EXERCISE INSTRUCTIONS = Check each line of the material below for "matplotlib", then copy the ones that contain it.

..........

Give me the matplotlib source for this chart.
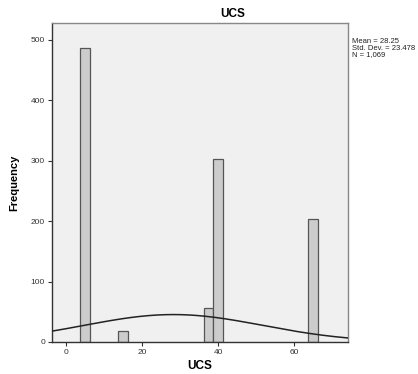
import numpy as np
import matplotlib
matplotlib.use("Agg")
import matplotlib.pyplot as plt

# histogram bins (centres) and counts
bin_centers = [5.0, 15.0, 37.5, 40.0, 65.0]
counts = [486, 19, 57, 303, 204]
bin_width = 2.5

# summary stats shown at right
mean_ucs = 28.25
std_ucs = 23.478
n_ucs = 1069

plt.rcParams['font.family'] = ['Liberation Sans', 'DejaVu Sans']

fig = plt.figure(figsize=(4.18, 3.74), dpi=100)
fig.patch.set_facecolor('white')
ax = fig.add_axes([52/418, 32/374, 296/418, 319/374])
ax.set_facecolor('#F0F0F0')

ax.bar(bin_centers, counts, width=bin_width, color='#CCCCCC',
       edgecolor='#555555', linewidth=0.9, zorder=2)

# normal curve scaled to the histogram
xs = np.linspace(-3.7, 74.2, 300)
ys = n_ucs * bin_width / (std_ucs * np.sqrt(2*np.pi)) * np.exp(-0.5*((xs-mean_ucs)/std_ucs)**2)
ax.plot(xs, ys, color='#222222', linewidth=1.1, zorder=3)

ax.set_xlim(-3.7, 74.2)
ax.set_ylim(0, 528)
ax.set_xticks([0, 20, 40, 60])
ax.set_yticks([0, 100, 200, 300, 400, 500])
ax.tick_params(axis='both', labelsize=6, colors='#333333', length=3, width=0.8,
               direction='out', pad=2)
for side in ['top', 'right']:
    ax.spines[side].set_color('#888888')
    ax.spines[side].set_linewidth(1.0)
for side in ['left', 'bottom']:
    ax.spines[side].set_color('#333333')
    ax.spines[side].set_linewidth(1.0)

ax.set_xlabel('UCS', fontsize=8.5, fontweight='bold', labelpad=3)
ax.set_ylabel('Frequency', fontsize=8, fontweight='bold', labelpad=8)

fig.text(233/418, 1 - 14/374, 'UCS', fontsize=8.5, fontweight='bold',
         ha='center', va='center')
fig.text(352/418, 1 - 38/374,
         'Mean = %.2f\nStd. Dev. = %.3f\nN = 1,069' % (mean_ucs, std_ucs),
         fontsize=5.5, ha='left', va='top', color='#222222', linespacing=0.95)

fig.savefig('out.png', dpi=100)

..........

TASK SOLUTION =
Give me the matplotlib source for this chart.
import matplotlib
matplotlib.use("Agg")
import matplotlib.pyplot as plt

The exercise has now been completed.